- **What to produce**: Transcribe each line of the material as it is, and drop any picture.

- **Dataset section**:
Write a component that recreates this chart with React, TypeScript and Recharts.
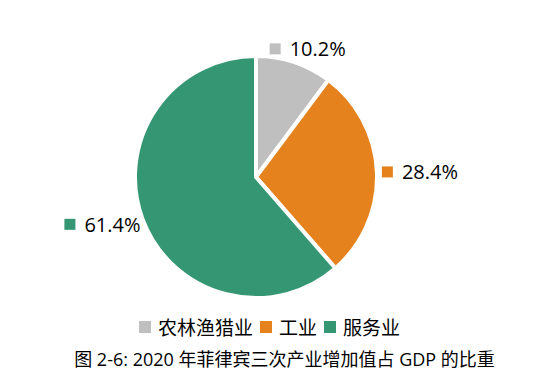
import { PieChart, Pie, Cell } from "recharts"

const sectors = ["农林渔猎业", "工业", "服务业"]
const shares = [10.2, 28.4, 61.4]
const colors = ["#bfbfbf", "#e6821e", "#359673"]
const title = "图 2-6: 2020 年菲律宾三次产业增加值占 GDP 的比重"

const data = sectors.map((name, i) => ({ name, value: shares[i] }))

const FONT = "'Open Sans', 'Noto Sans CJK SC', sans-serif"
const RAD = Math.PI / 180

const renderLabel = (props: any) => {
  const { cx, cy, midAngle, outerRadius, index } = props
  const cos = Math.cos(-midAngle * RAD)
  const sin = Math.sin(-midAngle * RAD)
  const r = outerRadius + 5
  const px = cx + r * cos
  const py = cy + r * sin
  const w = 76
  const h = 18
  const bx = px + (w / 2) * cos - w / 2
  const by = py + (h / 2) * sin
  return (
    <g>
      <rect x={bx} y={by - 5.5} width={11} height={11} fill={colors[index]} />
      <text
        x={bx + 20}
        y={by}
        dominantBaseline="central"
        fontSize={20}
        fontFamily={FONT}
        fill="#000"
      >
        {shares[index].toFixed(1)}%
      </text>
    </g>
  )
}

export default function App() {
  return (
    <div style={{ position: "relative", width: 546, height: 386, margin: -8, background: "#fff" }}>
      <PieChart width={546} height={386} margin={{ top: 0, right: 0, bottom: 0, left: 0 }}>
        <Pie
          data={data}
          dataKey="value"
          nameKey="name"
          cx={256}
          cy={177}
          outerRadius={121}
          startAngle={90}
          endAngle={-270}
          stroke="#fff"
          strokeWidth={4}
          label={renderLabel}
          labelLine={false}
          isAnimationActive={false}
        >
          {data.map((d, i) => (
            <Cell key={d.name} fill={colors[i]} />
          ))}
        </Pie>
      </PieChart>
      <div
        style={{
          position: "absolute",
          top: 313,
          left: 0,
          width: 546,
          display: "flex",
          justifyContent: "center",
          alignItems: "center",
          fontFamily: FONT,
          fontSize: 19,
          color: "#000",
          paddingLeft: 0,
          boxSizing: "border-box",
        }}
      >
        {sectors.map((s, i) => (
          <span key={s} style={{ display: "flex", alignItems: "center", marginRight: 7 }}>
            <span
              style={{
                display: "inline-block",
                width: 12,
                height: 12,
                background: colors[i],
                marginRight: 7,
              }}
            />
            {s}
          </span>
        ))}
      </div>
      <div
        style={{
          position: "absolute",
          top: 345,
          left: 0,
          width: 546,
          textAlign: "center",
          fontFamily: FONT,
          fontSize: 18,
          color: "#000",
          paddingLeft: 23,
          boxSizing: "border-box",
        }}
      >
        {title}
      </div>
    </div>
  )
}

- **The solution**:
Write a component that recreates this chart with React, TypeScript and Recharts.
import { PieChart, Pie, Cell } from "recharts"

const sectors = ["农林渔猎业", "工业", "服务业"]
const shares = [10.2, 28.4, 61.4]
const colors = ["#bfbfbf", "#e6821e", "#359673"]
const title = "图 2-6: 2020 年菲律宾三次产业增加值占 GDP 的比重"

const data = sectors.map((name, i) => ({ name, value: shares[i] }))

const FONT = "'Open Sans', 'Noto Sans CJK SC', sans-serif"
const RAD = Math.PI / 180

const renderLabel = (props: any) => {
  const { cx, cy, midAngle, outerRadius, index } = props
  const cos = Math.cos(-midAngle * RAD)
  const sin = Math.sin(-midAngle * RAD)
  const r = outerRadius + 5
  const px = cx + r * cos
  const py = cy + r * sin
  const w = 76
  const h = 18
  const bx = px + (w / 2) * cos - w / 2
  const by = py + (h / 2) * sin
  return (
    <g>
      <rect x={bx} y={by - 5.5} width={11} height={11} fill={colors[index]} />
      <text
        x={bx + 20}
        y={by}
        dominantBaseline="central"
        fontSize={20}
        fontFamily={FONT}
        fill="#000"
      >
        {shares[index].toFixed(1)}%
      </text>
    </g>
  )
}

export default function App() {
  return (
    <div style={{ position: "relative", width: 546, height: 386, margin: -8, background: "#fff" }}>
      <PieChart width={546} height={386} margin={{ top: 0, right: 0, bottom: 0, left: 0 }}>
        <Pie
          data={data}
          dataKey="value"
          nameKey="name"
          cx={256}
          cy={177}
          outerRadius={121}
          startAngle={90}
          endAngle={-270}
          stroke="#fff"
          strokeWidth={4}
          label={renderLabel}
          labelLine={false}
          isAnimationActive={false}
        >
          {data.map((d, i) => (
            <Cell key={d.name} fill={colors[i]} />
          ))}
        </Pie>
      </PieChart>
      <div
        style={{
          position: "absolute",
          top: 313,
          left: 0,
          width: 546,
          display: "flex",
          justifyContent: "center",
          alignItems: "center",
          fontFamily: FONT,
          fontSize: 19,
          color: "#000",
          paddingLeft: 0,
          boxSizing: "border-box",
        }}
      >
        {sectors.map((s, i) => (
          <span key={s} style={{ display: "flex", alignItems: "center", marginRight: 7 }}>
            <span
              style={{
                display: "inline-block",
                width: 12,
                height: 12,
                background: colors[i],
                marginRight: 7,
              }}
            />
            {s}
          </span>
        ))}
      </div>
      <div
        style={{
          position: "absolute",
          top: 345,
          left: 0,
          width: 546,
          textAlign: "center",
          fontFamily: FONT,
          fontSize: 18,
          color: "#000",
          paddingLeft: 23,
          boxSizing: "border-box",
        }}
      >
        {title}
      </div>
    </div>
  )
}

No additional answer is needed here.